'''

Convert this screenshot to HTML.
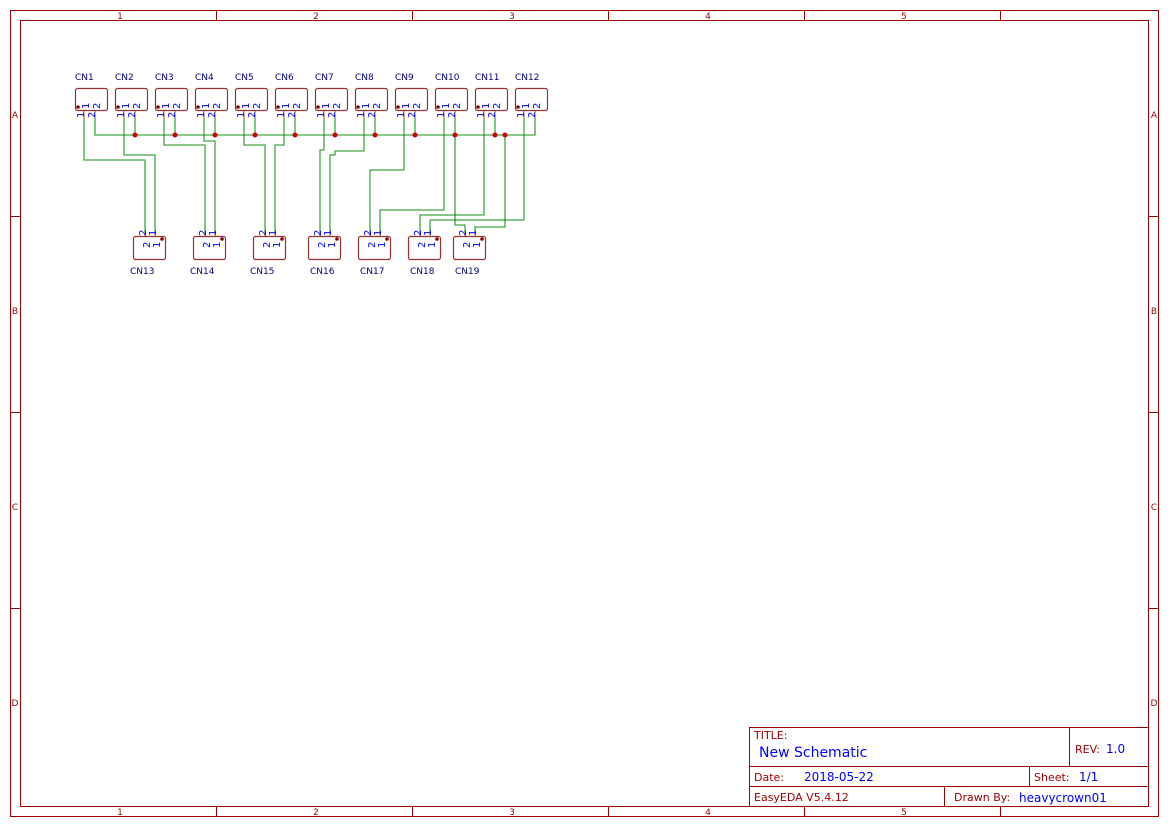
<!DOCTYPE html>
<html><head><meta charset="utf-8"><style>
html,body{margin:0;padding:0;background:#fff;}
svg{display:block;}
text{font-family:"DejaVu Sans","Liberation Sans",sans-serif;}
</style></head><body>
<svg width="1169" height="827" viewBox="0 0 1169 827" xmlns="http://www.w3.org/2000/svg">
<g fill="none" stroke="#990000" stroke-width="1">
<rect x="10.5" y="10.5" width="1148" height="806"/>
<rect x="20.5" y="20.5" width="1128" height="786"/>
<path d="M216.5 10.5V20.5M412.5 10.5V20.5M608.5 10.5V20.5M804.5 10.5V20.5M1000.5 10.5V20.5
M216.5 806.5V816.5M412.5 806.5V816.5M608.5 806.5V816.5M804.5 806.5V816.5M1000.5 806.5V816.5
M10.5 216.5H20.5M10.5 412.5H20.5M10.5 608.5H20.5M1148.5 216.5H1158.5M1148.5 412.5H1158.5M1148.5 608.5H1158.5"/>
<rect x="749.5" y="727.5" width="399" height="79"/>
<path d="M749.5 766.5H1148.5M749.5 786.5H1148.5M1069.5 727.5V766.5M1029.5 766.5V786.5M944.5 786.5V806.5"/>
</g>
<g fill="#990000" font-size="9" text-anchor="middle">
<text x="120" y="19">1</text><text x="316" y="19">2</text><text x="512" y="19">3</text><text x="708" y="19">4</text><text x="904" y="19">5</text>
<text x="120" y="815">1</text><text x="316" y="815">2</text><text x="512" y="815">3</text><text x="708" y="815">4</text><text x="904" y="815">5</text>
<text x="15" y="118">A</text><text x="15" y="314">B</text><text x="15" y="510">C</text><text x="15" y="706">D</text>
<text x="1154" y="118">A</text><text x="1154" y="314">B</text><text x="1154" y="510">C</text><text x="1154" y="706">D</text>
</g>
<g font-size="11" fill="#990000">
<text x="754" y="739">TITLE:</text>
<text x="1075" y="753">REV:</text>
<text x="754" y="781">Date:</text>
<text x="1034" y="781">Sheet:</text>
<text x="754" y="801">EasyEDA V5.4.12</text>
<text x="954" y="801">Drawn By:</text>
</g>
<g fill="#0000ff">
<text x="759" y="757" font-size="14">New Schematic</text>
<text x="1106" y="753" font-size="12">1.0</text>
<text x="804" y="781" font-size="12">2018-05-22</text>
<text x="1079" y="781" font-size="12">1/1</text>
<text x="1019" y="802" font-size="12">heavycrown01</text>
</g>

<g fill="none" stroke="#008800" stroke-opacity="0.75" stroke-width="1.3">
<path d="M95 118V135H535V118"/>
<path d="M135 118V135M175 118V135M215 118V135M255 118V135M295 118V135M335 118V135M375 118V135M415 118V135M455 118V135M495 118V135"/>
<path d="M84 118V160H145V233"/>
<path d="M124 118V155H155V233"/>
<path d="M164 118V145H205V233"/>
<path d="M204 118V141H215V233"/>
<path d="M244 118V145H265V233"/>
<path d="M284 118V145H275V233"/>
<path d="M324 118V150H320V233"/>
<path d="M364 118V151H335V155H330V233"/>
<path d="M404 118V170H370V233"/>
<path d="M444 118V210H380V233"/>
<path d="M484 118V215H420V233"/>
<path d="M524 118V220H430V233"/>
<path d="M455 135V225H465V233"/>
<path d="M505 135V227H475V233"/>
</g>
<g fill="#cc0000">
<circle cx="135" cy="135" r="2.5"/><circle cx="175" cy="135" r="2.5"/><circle cx="215" cy="135" r="2.5"/><circle cx="255" cy="135" r="2.5"/><circle cx="295" cy="135" r="2.5"/><circle cx="335" cy="135" r="2.5"/><circle cx="375" cy="135" r="2.5"/><circle cx="415" cy="135" r="2.5"/><circle cx="455" cy="135" r="2.5"/><circle cx="495" cy="135" r="2.5"/><circle cx="505" cy="135" r="2.5"/>
</g>

<defs>
<g id="top">
<rect x="0.5" y="0.5" width="32" height="22" rx="2" fill="none" stroke="#993333" stroke-width="1.2"/>
<circle cx="3" cy="19" r="1.8" fill="#880000"/>
<path d="M9 23V30M20 23V30" stroke="#993333" stroke-opacity="0.7" stroke-width="1.2"/>
<g fill="#0000ff" font-size="10" font-family="DejaVu Sans, sans-serif">
<text transform="translate(14,21) rotate(-90)">1</text>
<text transform="translate(25,21) rotate(-90)">2</text>
<text transform="translate(9,30) rotate(-90)">1</text>
<text transform="translate(20,30) rotate(-90)">2</text>
</g>
</g>
<g id="bot">
<rect x="0.5" y="0.5" width="32" height="23" rx="2" fill="none" stroke="#993333" stroke-width="1.2"/>
<circle cx="29" cy="3" r="1.8" fill="#880000"/>
<path d="M12 -3V0M22 -3V0" stroke="#993333" stroke-opacity="0.7" stroke-width="1.2"/>
<g fill="#0000ff" font-size="10" font-family="DejaVu Sans, sans-serif">
<text transform="translate(17,12) rotate(-90)">2</text>
<text transform="translate(27,12) rotate(-90)">1</text>
<text transform="translate(13,0) rotate(-90)">2</text>
<text transform="translate(23,0) rotate(-90)">1</text>
</g>
</g>
</defs>
<g>
<use href="#top" x="75" y="88"/><use href="#top" x="115" y="88"/><use href="#top" x="155" y="88"/><use href="#top" x="195" y="88"/>
<use href="#top" x="235" y="88"/><use href="#top" x="275" y="88"/><use href="#top" x="315" y="88"/><use href="#top" x="355" y="88"/>
<use href="#top" x="395" y="88"/><use href="#top" x="435" y="88"/><use href="#top" x="475" y="88"/><use href="#top" x="515" y="88"/>
<use href="#bot" x="133" y="236"/><use href="#bot" x="193" y="236"/><use href="#bot" x="253" y="236"/><use href="#bot" x="308" y="236"/>
<use href="#bot" x="358" y="236"/><use href="#bot" x="408" y="236"/><use href="#bot" x="453" y="236"/>
</g>
<g fill="#000080" font-size="9">
<text x="75" y="80">CN1</text><text x="115" y="80">CN2</text><text x="155" y="80">CN3</text><text x="195" y="80">CN4</text>
<text x="235" y="80">CN5</text><text x="275" y="80">CN6</text><text x="315" y="80">CN7</text><text x="355" y="80">CN8</text>
<text x="395" y="80">CN9</text><text x="435" y="80">CN10</text><text x="475" y="80">CN11</text><text x="515" y="80">CN12</text>
<text x="130" y="274">CN13</text><text x="190" y="274">CN14</text><text x="250" y="274">CN15</text><text x="310" y="274">CN16</text>
<text x="360" y="274">CN17</text><text x="410" y="274">CN18</text><text x="455" y="274">CN19</text>
</g>
</svg>
</body></html>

'''

[TASK REQUIREMENTS]
Set every line down exactly as written, leaving each picture out.

[WRITTEN ANSWER]
Convert this screenshot to HTML.
<!DOCTYPE html>
<html><head><meta charset="utf-8"><style>
html,body{margin:0;padding:0;background:#fff;}
svg{display:block;}
text{font-family:"DejaVu Sans","Liberation Sans",sans-serif;}
</style></head><body>
<svg width="1169" height="827" viewBox="0 0 1169 827" xmlns="http://www.w3.org/2000/svg">
<g fill="none" stroke="#990000" stroke-width="1">
<rect x="10.5" y="10.5" width="1148" height="806"/>
<rect x="20.5" y="20.5" width="1128" height="786"/>
<path d="M216.5 10.5V20.5M412.5 10.5V20.5M608.5 10.5V20.5M804.5 10.5V20.5M1000.5 10.5V20.5
M216.5 806.5V816.5M412.5 806.5V816.5M608.5 806.5V816.5M804.5 806.5V816.5M1000.5 806.5V816.5
M10.5 216.5H20.5M10.5 412.5H20.5M10.5 608.5H20.5M1148.5 216.5H1158.5M1148.5 412.5H1158.5M1148.5 608.5H1158.5"/>
<rect x="749.5" y="727.5" width="399" height="79"/>
<path d="M749.5 766.5H1148.5M749.5 786.5H1148.5M1069.5 727.5V766.5M1029.5 766.5V786.5M944.5 786.5V806.5"/>
</g>
<g fill="#990000" font-size="9" text-anchor="middle">
<text x="120" y="19">1</text><text x="316" y="19">2</text><text x="512" y="19">3</text><text x="708" y="19">4</text><text x="904" y="19">5</text>
<text x="120" y="815">1</text><text x="316" y="815">2</text><text x="512" y="815">3</text><text x="708" y="815">4</text><text x="904" y="815">5</text>
<text x="15" y="118">A</text><text x="15" y="314">B</text><text x="15" y="510">C</text><text x="15" y="706">D</text>
<text x="1154" y="118">A</text><text x="1154" y="314">B</text><text x="1154" y="510">C</text><text x="1154" y="706">D</text>
</g>
<g font-size="11" fill="#990000">
<text x="754" y="739">TITLE:</text>
<text x="1075" y="753">REV:</text>
<text x="754" y="781">Date:</text>
<text x="1034" y="781">Sheet:</text>
<text x="754" y="801">EasyEDA V5.4.12</text>
<text x="954" y="801">Drawn By:</text>
</g>
<g fill="#0000ff">
<text x="759" y="757" font-size="14">New Schematic</text>
<text x="1106" y="753" font-size="12">1.0</text>
<text x="804" y="781" font-size="12">2018-05-22</text>
<text x="1079" y="781" font-size="12">1/1</text>
<text x="1019" y="802" font-size="12">heavycrown01</text>
</g>

<g fill="none" stroke="#008800" stroke-opacity="0.75" stroke-width="1.3">
<path d="M95 118V135H535V118"/>
<path d="M135 118V135M175 118V135M215 118V135M255 118V135M295 118V135M335 118V135M375 118V135M415 118V135M455 118V135M495 118V135"/>
<path d="M84 118V160H145V233"/>
<path d="M124 118V155H155V233"/>
<path d="M164 118V145H205V233"/>
<path d="M204 118V141H215V233"/>
<path d="M244 118V145H265V233"/>
<path d="M284 118V145H275V233"/>
<path d="M324 118V150H320V233"/>
<path d="M364 118V151H335V155H330V233"/>
<path d="M404 118V170H370V233"/>
<path d="M444 118V210H380V233"/>
<path d="M484 118V215H420V233"/>
<path d="M524 118V220H430V233"/>
<path d="M455 135V225H465V233"/>
<path d="M505 135V227H475V233"/>
</g>
<g fill="#cc0000">
<circle cx="135" cy="135" r="2.5"/><circle cx="175" cy="135" r="2.5"/><circle cx="215" cy="135" r="2.5"/><circle cx="255" cy="135" r="2.5"/><circle cx="295" cy="135" r="2.5"/><circle cx="335" cy="135" r="2.5"/><circle cx="375" cy="135" r="2.5"/><circle cx="415" cy="135" r="2.5"/><circle cx="455" cy="135" r="2.5"/><circle cx="495" cy="135" r="2.5"/><circle cx="505" cy="135" r="2.5"/>
</g>

<defs>
<g id="top">
<rect x="0.5" y="0.5" width="32" height="22" rx="2" fill="none" stroke="#993333" stroke-width="1.2"/>
<circle cx="3" cy="19" r="1.8" fill="#880000"/>
<path d="M9 23V30M20 23V30" stroke="#993333" stroke-opacity="0.7" stroke-width="1.2"/>
<g fill="#0000ff" font-size="10" font-family="DejaVu Sans, sans-serif">
<text transform="translate(14,21) rotate(-90)">1</text>
<text transform="translate(25,21) rotate(-90)">2</text>
<text transform="translate(9,30) rotate(-90)">1</text>
<text transform="translate(20,30) rotate(-90)">2</text>
</g>
</g>
<g id="bot">
<rect x="0.5" y="0.5" width="32" height="23" rx="2" fill="none" stroke="#993333" stroke-width="1.2"/>
<circle cx="29" cy="3" r="1.8" fill="#880000"/>
<path d="M12 -3V0M22 -3V0" stroke="#993333" stroke-opacity="0.7" stroke-width="1.2"/>
<g fill="#0000ff" font-size="10" font-family="DejaVu Sans, sans-serif">
<text transform="translate(17,12) rotate(-90)">2</text>
<text transform="translate(27,12) rotate(-90)">1</text>
<text transform="translate(13,0) rotate(-90)">2</text>
<text transform="translate(23,0) rotate(-90)">1</text>
</g>
</g>
</defs>
<g>
<use href="#top" x="75" y="88"/><use href="#top" x="115" y="88"/><use href="#top" x="155" y="88"/><use href="#top" x="195" y="88"/>
<use href="#top" x="235" y="88"/><use href="#top" x="275" y="88"/><use href="#top" x="315" y="88"/><use href="#top" x="355" y="88"/>
<use href="#top" x="395" y="88"/><use href="#top" x="435" y="88"/><use href="#top" x="475" y="88"/><use href="#top" x="515" y="88"/>
<use href="#bot" x="133" y="236"/><use href="#bot" x="193" y="236"/><use href="#bot" x="253" y="236"/><use href="#bot" x="308" y="236"/>
<use href="#bot" x="358" y="236"/><use href="#bot" x="408" y="236"/><use href="#bot" x="453" y="236"/>
</g>
<g fill="#000080" font-size="9">
<text x="75" y="80">CN1</text><text x="115" y="80">CN2</text><text x="155" y="80">CN3</text><text x="195" y="80">CN4</text>
<text x="235" y="80">CN5</text><text x="275" y="80">CN6</text><text x="315" y="80">CN7</text><text x="355" y="80">CN8</text>
<text x="395" y="80">CN9</text><text x="435" y="80">CN10</text><text x="475" y="80">CN11</text><text x="515" y="80">CN12</text>
<text x="130" y="274">CN13</text><text x="190" y="274">CN14</text><text x="250" y="274">CN15</text><text x="310" y="274">CN16</text>
<text x="360" y="274">CN17</text><text x="410" y="274">CN18</text><text x="455" y="274">CN19</text>
</g>
</svg>
</body></html>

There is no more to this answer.